[Input]

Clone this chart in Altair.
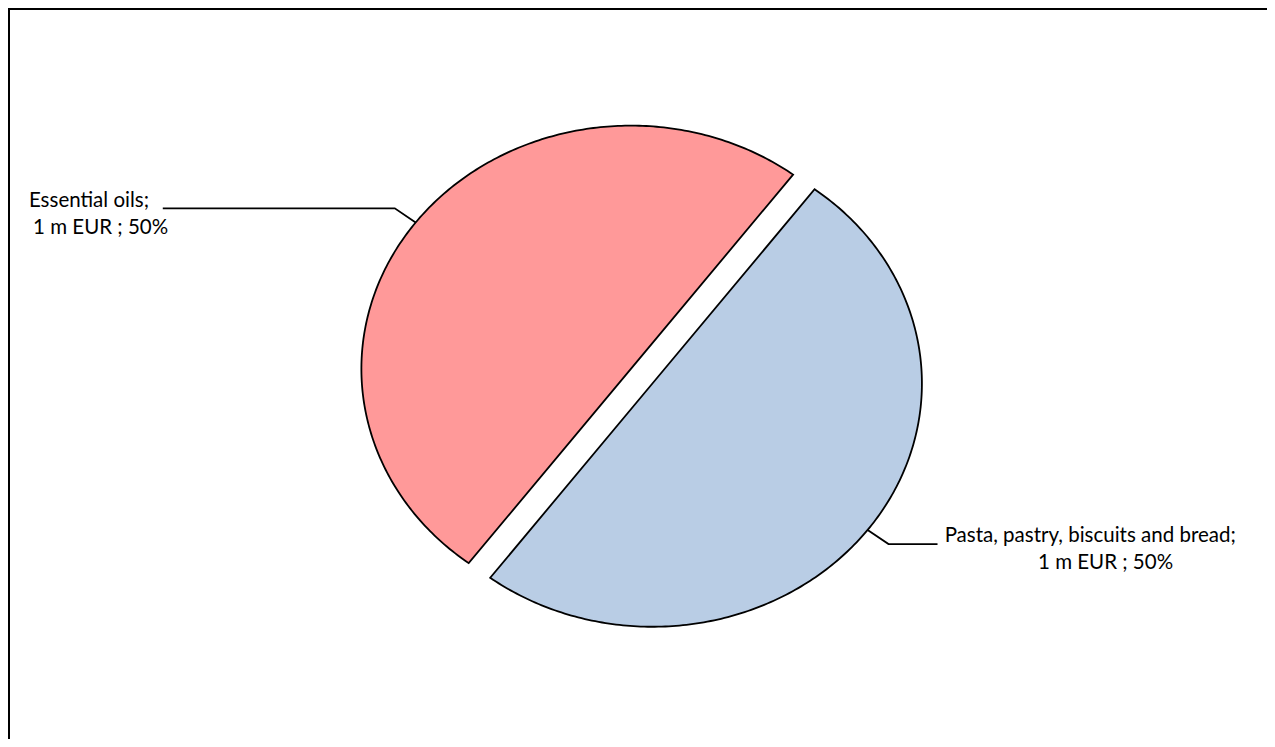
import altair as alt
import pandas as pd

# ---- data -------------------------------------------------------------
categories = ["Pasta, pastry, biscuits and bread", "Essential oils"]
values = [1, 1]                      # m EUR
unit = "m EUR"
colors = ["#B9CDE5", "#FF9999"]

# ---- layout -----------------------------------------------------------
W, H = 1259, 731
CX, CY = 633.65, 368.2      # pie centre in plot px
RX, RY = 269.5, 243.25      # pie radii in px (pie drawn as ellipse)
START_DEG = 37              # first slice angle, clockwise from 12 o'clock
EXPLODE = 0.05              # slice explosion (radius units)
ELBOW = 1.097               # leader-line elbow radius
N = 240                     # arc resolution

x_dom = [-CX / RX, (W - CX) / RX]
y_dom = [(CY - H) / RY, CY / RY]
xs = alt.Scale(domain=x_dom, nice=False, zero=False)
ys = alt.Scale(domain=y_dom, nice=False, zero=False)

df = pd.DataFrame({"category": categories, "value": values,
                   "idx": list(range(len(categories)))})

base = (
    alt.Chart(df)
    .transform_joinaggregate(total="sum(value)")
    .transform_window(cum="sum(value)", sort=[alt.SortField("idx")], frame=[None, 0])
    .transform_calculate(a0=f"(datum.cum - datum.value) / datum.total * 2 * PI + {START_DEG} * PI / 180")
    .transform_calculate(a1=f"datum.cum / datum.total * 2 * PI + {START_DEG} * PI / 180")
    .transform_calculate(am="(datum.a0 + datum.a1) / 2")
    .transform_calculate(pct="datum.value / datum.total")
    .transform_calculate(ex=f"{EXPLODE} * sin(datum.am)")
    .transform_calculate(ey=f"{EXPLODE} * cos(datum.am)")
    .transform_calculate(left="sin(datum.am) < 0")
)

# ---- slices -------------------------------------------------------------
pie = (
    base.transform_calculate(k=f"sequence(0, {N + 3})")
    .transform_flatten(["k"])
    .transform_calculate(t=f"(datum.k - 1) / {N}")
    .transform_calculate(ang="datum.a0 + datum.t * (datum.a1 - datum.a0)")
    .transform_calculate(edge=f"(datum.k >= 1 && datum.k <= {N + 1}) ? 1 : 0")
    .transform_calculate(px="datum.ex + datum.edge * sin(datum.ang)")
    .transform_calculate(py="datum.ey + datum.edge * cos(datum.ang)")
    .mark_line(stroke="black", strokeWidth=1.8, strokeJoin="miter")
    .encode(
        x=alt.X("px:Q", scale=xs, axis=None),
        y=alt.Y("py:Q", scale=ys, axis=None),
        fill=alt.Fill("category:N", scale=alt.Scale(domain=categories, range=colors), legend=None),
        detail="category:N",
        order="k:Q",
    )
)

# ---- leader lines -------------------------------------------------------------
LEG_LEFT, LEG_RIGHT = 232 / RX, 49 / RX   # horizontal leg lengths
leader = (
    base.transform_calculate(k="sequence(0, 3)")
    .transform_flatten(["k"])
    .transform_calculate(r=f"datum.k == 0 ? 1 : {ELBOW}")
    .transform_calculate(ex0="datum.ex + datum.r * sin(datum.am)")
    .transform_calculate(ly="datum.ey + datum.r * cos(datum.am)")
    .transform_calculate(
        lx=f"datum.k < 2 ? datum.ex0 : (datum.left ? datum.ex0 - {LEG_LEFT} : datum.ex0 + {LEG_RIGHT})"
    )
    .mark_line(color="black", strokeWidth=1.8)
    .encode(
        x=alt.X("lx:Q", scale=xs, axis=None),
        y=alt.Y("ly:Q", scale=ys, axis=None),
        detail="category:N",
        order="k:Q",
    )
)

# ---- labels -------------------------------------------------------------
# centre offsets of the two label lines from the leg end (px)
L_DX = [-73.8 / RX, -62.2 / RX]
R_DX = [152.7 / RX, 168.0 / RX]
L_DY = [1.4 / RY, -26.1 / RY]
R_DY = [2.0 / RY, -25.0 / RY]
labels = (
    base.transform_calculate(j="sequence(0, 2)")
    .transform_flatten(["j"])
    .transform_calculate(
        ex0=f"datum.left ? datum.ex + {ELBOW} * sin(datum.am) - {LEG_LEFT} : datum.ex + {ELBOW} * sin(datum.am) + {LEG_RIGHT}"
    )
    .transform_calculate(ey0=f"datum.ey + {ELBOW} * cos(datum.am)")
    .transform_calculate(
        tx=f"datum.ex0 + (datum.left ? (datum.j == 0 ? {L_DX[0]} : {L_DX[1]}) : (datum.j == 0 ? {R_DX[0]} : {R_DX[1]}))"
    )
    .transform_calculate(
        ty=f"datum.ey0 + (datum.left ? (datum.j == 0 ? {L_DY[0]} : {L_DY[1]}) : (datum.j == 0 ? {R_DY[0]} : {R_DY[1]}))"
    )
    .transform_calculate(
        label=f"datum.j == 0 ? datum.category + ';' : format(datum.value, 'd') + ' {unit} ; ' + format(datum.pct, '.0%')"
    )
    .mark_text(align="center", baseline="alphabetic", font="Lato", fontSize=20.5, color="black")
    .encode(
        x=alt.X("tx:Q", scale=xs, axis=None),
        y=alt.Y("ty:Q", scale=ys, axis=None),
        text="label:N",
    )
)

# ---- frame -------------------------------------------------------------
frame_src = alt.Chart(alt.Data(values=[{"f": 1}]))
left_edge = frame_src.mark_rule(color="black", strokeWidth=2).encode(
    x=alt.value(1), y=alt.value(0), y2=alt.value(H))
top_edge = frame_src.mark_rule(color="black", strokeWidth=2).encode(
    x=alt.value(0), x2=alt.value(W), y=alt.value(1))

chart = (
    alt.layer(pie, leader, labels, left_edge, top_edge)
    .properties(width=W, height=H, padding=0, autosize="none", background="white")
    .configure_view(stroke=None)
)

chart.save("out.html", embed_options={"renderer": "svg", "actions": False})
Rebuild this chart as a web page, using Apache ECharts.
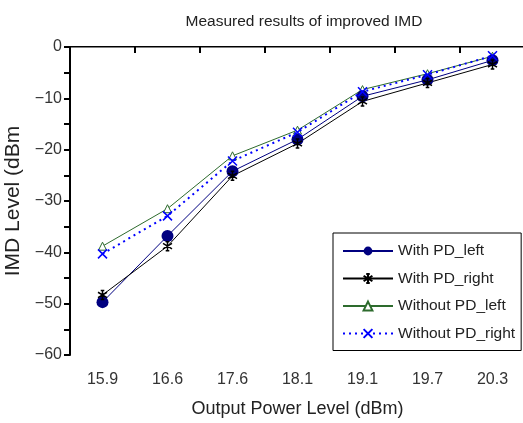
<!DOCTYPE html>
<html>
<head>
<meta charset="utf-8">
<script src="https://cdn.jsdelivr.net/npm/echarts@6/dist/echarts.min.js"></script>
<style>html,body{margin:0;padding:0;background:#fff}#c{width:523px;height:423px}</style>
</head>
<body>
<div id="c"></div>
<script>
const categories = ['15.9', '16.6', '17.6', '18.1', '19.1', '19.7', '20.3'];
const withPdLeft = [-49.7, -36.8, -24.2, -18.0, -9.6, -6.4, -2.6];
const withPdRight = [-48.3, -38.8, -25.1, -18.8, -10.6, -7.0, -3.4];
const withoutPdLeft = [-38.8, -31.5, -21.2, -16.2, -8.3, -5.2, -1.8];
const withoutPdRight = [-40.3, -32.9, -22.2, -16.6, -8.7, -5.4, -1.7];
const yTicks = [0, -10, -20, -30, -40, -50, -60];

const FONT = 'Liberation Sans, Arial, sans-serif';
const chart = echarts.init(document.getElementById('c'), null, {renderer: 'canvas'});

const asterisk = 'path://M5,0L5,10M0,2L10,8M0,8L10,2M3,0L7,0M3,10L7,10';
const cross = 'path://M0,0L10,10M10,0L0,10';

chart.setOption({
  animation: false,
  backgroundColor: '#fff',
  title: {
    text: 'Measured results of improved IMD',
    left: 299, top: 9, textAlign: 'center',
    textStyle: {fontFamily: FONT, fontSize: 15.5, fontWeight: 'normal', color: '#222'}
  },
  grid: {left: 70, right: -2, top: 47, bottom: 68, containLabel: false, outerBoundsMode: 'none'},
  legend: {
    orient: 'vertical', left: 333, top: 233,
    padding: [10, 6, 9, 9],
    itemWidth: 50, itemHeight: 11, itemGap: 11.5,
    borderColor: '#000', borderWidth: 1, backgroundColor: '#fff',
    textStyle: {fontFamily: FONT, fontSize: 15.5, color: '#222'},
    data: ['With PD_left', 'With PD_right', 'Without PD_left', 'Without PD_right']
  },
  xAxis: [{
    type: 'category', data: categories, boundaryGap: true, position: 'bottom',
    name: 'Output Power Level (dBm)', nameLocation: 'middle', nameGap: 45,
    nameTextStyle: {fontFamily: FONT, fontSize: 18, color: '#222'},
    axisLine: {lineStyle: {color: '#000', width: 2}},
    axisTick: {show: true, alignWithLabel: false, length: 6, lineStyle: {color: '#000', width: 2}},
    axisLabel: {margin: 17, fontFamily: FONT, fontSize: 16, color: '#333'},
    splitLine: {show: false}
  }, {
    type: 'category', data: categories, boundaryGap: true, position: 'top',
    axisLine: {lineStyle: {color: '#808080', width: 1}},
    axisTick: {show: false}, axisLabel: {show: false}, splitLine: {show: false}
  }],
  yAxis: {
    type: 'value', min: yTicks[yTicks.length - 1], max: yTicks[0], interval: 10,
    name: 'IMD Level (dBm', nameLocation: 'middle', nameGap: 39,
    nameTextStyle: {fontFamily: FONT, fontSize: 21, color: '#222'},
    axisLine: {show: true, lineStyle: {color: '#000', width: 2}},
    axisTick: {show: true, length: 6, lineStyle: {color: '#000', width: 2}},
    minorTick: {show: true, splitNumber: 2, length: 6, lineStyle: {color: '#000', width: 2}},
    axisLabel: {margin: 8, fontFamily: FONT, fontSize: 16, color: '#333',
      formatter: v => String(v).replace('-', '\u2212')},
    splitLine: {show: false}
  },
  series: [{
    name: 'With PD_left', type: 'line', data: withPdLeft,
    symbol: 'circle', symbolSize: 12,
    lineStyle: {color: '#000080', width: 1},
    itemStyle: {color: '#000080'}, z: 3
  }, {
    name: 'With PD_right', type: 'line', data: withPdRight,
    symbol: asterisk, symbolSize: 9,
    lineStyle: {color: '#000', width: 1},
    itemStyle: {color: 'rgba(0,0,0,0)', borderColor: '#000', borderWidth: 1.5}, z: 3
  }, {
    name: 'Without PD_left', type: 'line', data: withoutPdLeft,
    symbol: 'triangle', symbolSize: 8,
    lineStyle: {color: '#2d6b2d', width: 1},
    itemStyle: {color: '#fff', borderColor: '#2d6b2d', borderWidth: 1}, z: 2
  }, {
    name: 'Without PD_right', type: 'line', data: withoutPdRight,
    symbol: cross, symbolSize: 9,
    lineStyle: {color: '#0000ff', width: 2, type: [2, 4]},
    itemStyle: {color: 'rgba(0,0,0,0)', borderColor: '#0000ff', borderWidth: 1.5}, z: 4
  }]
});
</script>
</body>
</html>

[What needs to be done] In the data above, please extract the lines from the first one through the line with "# arc resolution", exactly, and keep pictures out.

[Written response]
Clone this chart in Altair.
import altair as alt
import pandas as pd

# ---- data -------------------------------------------------------------
categories = ["Pasta, pastry, biscuits and bread", "Essential oils"]
values = [1, 1]                      # m EUR
unit = "m EUR"
colors = ["#B9CDE5", "#FF9999"]

# ---- layout -----------------------------------------------------------
W, H = 1259, 731
CX, CY = 633.65, 368.2      # pie centre in plot px
RX, RY = 269.5, 243.25      # pie radii in px (pie drawn as ellipse)
START_DEG = 37              # first slice angle, clockwise from 12 o'clock
EXPLODE = 0.05              # slice explosion (radius units)
ELBOW = 1.097               # leader-line elbow radius
N = 240                     # arc resolution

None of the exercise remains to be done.